- **GIVEN TASK**
Return only the lines from the top of the material through the line marked by "const yTicks = [0, 10, 20, 30, 40, 50, 60, 70];", unaltered.

- **TASK MATERIAL**
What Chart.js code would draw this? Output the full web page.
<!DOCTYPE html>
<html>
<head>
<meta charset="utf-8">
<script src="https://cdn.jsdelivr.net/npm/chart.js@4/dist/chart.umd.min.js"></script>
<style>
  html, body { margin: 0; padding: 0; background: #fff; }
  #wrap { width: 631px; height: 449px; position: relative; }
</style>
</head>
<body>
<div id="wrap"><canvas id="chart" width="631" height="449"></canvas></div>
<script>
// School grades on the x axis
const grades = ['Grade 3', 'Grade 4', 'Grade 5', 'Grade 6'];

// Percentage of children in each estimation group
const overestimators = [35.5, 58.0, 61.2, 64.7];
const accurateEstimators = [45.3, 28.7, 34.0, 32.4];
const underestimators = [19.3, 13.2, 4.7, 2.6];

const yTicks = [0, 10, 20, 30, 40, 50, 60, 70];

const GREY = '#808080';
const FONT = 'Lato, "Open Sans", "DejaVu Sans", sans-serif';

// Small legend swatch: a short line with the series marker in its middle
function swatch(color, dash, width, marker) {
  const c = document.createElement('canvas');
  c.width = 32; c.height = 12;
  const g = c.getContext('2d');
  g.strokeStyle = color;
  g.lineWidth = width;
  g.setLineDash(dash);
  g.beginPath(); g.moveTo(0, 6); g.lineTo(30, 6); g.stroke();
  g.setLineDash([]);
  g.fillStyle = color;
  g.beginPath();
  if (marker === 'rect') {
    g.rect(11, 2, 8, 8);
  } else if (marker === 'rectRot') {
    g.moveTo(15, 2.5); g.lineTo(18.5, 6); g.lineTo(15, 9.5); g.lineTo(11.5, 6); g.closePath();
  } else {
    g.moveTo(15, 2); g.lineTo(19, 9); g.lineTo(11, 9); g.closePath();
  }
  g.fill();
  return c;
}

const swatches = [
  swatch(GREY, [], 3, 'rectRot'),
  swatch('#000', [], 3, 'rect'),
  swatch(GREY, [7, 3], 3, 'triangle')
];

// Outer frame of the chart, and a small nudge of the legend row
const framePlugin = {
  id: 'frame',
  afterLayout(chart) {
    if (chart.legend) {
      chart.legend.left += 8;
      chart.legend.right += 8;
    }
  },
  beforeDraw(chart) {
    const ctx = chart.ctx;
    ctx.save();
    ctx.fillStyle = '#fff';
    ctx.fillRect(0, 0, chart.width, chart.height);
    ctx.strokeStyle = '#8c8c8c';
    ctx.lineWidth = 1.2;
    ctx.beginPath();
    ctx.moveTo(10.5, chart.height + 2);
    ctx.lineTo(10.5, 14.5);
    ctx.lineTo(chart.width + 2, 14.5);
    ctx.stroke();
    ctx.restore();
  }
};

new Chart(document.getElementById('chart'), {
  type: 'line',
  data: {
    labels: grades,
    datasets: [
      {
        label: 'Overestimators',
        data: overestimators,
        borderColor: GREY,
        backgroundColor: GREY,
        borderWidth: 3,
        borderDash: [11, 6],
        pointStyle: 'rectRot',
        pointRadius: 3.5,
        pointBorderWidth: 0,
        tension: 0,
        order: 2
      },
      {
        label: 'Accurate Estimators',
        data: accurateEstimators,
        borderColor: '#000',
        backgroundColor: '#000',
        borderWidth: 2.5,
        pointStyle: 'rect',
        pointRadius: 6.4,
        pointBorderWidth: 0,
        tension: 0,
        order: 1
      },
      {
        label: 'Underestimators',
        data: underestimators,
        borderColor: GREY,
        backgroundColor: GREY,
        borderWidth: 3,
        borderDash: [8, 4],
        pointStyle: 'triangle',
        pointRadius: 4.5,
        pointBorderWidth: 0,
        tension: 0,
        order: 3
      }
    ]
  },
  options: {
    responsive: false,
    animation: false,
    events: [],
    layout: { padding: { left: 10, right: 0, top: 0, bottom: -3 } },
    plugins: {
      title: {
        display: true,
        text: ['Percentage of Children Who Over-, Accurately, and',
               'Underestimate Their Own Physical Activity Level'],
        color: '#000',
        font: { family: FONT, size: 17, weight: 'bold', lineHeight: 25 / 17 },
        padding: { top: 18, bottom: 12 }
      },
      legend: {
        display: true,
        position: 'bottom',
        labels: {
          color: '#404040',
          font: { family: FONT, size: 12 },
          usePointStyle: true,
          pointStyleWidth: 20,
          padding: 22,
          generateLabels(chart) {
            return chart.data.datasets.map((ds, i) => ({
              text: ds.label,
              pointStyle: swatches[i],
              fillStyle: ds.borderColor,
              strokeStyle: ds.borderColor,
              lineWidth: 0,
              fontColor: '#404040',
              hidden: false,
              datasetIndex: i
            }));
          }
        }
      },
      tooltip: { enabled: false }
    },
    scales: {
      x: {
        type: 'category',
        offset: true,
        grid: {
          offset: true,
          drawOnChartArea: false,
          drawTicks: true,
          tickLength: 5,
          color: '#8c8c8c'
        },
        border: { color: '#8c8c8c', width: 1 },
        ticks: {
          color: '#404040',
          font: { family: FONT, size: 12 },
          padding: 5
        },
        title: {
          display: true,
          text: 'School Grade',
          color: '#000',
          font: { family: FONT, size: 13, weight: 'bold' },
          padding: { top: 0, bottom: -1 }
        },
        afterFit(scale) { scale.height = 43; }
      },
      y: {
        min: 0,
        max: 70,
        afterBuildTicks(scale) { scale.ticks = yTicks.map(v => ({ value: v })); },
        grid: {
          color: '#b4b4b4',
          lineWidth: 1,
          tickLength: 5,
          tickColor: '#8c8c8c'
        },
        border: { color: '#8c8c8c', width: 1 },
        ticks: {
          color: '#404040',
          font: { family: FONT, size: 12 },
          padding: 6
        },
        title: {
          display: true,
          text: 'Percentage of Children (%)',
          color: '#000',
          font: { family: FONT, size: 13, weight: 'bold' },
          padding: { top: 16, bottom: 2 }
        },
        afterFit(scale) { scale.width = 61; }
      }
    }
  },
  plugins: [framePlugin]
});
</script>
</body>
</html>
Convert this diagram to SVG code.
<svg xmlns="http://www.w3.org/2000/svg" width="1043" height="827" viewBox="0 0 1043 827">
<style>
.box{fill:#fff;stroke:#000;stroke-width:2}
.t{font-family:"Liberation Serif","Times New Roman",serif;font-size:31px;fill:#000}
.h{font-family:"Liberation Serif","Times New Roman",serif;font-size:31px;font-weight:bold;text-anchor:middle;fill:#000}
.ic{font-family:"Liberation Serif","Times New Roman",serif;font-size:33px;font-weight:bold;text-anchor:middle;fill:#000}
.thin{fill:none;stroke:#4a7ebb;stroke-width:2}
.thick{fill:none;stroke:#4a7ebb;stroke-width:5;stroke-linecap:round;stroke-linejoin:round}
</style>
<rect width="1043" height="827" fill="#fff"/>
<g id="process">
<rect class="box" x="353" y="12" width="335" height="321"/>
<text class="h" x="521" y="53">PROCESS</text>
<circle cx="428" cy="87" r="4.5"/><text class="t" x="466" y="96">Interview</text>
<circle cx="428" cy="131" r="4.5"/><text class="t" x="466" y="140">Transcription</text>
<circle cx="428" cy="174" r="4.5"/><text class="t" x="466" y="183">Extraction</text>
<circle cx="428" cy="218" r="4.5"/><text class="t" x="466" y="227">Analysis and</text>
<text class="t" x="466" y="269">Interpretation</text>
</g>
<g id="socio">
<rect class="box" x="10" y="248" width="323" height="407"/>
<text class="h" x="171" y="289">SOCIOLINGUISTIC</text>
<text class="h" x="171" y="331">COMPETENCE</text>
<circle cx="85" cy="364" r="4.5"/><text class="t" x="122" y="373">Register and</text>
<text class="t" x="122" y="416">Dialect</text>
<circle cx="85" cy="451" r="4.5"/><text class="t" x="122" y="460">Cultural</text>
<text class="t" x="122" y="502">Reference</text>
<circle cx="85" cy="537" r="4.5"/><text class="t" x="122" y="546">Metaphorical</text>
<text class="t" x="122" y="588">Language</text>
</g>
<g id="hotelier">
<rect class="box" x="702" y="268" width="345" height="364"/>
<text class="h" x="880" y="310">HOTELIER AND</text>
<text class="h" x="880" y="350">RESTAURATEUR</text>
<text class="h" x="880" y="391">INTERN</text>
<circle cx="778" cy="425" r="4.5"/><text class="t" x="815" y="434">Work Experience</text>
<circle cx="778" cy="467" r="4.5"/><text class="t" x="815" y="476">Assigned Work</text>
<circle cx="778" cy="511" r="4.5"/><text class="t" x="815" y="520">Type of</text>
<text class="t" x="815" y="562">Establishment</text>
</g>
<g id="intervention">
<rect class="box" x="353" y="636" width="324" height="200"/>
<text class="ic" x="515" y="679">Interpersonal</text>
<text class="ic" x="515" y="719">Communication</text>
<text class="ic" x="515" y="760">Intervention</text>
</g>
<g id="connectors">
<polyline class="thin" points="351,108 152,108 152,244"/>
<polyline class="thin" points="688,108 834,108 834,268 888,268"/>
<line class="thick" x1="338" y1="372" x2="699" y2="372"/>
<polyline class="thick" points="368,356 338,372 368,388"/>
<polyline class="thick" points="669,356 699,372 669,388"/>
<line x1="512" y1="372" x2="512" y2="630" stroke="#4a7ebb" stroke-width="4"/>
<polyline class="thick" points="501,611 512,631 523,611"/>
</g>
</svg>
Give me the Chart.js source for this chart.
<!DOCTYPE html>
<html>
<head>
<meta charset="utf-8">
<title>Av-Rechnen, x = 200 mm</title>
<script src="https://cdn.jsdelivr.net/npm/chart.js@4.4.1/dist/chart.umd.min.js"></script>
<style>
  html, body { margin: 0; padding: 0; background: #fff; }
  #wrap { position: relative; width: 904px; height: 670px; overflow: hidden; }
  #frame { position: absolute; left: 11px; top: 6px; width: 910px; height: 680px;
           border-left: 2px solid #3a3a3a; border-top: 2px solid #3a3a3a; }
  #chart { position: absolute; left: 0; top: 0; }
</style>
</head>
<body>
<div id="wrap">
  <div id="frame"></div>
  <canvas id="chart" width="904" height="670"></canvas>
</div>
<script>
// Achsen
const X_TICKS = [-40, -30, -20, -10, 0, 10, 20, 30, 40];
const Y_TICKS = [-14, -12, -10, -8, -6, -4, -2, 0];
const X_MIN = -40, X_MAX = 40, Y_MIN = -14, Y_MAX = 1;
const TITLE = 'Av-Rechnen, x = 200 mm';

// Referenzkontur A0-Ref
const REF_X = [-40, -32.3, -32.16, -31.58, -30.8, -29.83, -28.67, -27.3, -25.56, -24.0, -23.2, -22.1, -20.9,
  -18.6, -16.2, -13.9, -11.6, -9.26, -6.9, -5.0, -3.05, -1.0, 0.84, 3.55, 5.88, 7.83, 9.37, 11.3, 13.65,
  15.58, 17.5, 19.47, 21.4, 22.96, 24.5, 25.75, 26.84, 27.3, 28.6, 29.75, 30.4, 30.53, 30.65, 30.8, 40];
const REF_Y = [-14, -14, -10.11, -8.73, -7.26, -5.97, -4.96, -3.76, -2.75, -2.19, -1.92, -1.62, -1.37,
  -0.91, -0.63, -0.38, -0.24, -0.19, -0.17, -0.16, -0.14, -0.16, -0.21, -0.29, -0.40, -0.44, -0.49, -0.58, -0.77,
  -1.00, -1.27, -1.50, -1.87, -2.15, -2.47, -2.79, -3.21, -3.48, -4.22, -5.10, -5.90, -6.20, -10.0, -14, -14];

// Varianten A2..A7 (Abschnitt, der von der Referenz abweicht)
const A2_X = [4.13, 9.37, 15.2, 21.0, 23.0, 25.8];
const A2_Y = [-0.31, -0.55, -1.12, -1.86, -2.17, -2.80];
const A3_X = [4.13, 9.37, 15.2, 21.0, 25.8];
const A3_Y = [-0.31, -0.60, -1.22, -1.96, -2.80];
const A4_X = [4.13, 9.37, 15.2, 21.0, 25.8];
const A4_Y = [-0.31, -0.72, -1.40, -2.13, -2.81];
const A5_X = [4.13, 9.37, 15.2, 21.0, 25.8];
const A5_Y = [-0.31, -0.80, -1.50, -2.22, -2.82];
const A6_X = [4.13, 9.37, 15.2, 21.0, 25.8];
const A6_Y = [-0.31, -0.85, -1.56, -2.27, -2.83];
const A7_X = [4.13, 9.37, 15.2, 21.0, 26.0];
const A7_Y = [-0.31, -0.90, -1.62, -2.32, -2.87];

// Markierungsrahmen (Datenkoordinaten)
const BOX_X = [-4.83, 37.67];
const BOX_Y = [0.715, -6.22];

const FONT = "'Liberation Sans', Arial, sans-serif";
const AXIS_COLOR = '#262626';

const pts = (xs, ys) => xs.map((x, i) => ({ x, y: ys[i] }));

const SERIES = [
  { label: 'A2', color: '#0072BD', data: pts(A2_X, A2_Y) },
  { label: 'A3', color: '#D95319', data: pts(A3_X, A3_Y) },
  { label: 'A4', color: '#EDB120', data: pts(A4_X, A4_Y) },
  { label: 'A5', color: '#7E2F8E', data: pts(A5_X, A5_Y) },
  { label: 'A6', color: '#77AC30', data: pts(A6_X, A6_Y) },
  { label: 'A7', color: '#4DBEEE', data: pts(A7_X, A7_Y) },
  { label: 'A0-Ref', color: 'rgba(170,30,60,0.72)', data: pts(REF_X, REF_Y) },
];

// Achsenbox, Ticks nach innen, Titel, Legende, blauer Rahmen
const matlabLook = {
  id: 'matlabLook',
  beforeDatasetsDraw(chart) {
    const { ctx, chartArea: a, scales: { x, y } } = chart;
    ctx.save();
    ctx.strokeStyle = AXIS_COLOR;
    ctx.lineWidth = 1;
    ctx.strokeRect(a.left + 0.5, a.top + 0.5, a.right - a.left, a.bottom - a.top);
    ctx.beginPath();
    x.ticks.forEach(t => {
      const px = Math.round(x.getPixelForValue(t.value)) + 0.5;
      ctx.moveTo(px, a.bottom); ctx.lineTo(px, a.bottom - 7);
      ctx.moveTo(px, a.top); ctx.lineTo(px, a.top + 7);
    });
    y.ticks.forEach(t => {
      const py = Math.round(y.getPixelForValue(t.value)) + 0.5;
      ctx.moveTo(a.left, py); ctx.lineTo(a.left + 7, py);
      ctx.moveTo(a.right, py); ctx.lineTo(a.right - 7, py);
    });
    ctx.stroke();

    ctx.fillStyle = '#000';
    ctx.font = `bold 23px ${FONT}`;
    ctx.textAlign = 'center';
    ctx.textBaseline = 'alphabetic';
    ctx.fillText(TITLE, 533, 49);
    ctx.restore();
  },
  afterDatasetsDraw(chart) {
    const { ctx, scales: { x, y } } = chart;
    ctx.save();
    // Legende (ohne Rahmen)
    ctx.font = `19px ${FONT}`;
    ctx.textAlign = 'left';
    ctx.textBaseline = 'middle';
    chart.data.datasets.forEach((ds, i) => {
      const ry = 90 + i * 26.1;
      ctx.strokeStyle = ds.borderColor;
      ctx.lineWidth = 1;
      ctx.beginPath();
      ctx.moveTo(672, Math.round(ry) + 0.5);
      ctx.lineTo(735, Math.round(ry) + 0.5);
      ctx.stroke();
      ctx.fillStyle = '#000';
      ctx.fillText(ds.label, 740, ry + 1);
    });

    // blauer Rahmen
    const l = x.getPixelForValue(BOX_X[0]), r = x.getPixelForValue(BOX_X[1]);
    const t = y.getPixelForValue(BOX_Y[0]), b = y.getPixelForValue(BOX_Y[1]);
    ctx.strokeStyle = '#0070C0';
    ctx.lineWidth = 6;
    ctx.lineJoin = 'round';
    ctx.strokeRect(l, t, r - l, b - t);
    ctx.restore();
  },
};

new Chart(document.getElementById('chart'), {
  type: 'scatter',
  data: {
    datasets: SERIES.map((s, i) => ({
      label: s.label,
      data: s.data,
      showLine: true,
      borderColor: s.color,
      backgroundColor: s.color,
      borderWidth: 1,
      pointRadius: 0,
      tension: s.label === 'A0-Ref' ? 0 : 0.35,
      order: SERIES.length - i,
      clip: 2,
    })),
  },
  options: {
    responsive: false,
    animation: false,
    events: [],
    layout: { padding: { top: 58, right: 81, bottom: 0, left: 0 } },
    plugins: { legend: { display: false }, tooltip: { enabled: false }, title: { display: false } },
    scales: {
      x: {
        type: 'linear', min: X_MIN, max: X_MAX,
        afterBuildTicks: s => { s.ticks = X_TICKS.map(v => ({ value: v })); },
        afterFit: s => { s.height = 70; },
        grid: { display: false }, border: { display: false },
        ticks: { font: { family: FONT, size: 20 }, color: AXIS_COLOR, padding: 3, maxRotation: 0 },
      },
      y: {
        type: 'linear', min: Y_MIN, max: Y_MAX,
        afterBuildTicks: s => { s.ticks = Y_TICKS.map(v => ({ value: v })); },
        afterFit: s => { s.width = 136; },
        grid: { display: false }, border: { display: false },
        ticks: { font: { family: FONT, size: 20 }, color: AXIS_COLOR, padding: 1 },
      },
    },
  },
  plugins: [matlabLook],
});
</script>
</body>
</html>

- **CORRECT ANSWER**
What Chart.js code would draw this? Output the full web page.
<!DOCTYPE html>
<html>
<head>
<meta charset="utf-8">
<script src="https://cdn.jsdelivr.net/npm/chart.js@4/dist/chart.umd.min.js"></script>
<style>
  html, body { margin: 0; padding: 0; background: #fff; }
  #wrap { width: 631px; height: 449px; position: relative; }
</style>
</head>
<body>
<div id="wrap"><canvas id="chart" width="631" height="449"></canvas></div>
<script>
// School grades on the x axis
const grades = ['Grade 3', 'Grade 4', 'Grade 5', 'Grade 6'];

// Percentage of children in each estimation group
const overestimators = [35.5, 58.0, 61.2, 64.7];
const accurateEstimators = [45.3, 28.7, 34.0, 32.4];
const underestimators = [19.3, 13.2, 4.7, 2.6];

const yTicks = [0, 10, 20, 30, 40, 50, 60, 70];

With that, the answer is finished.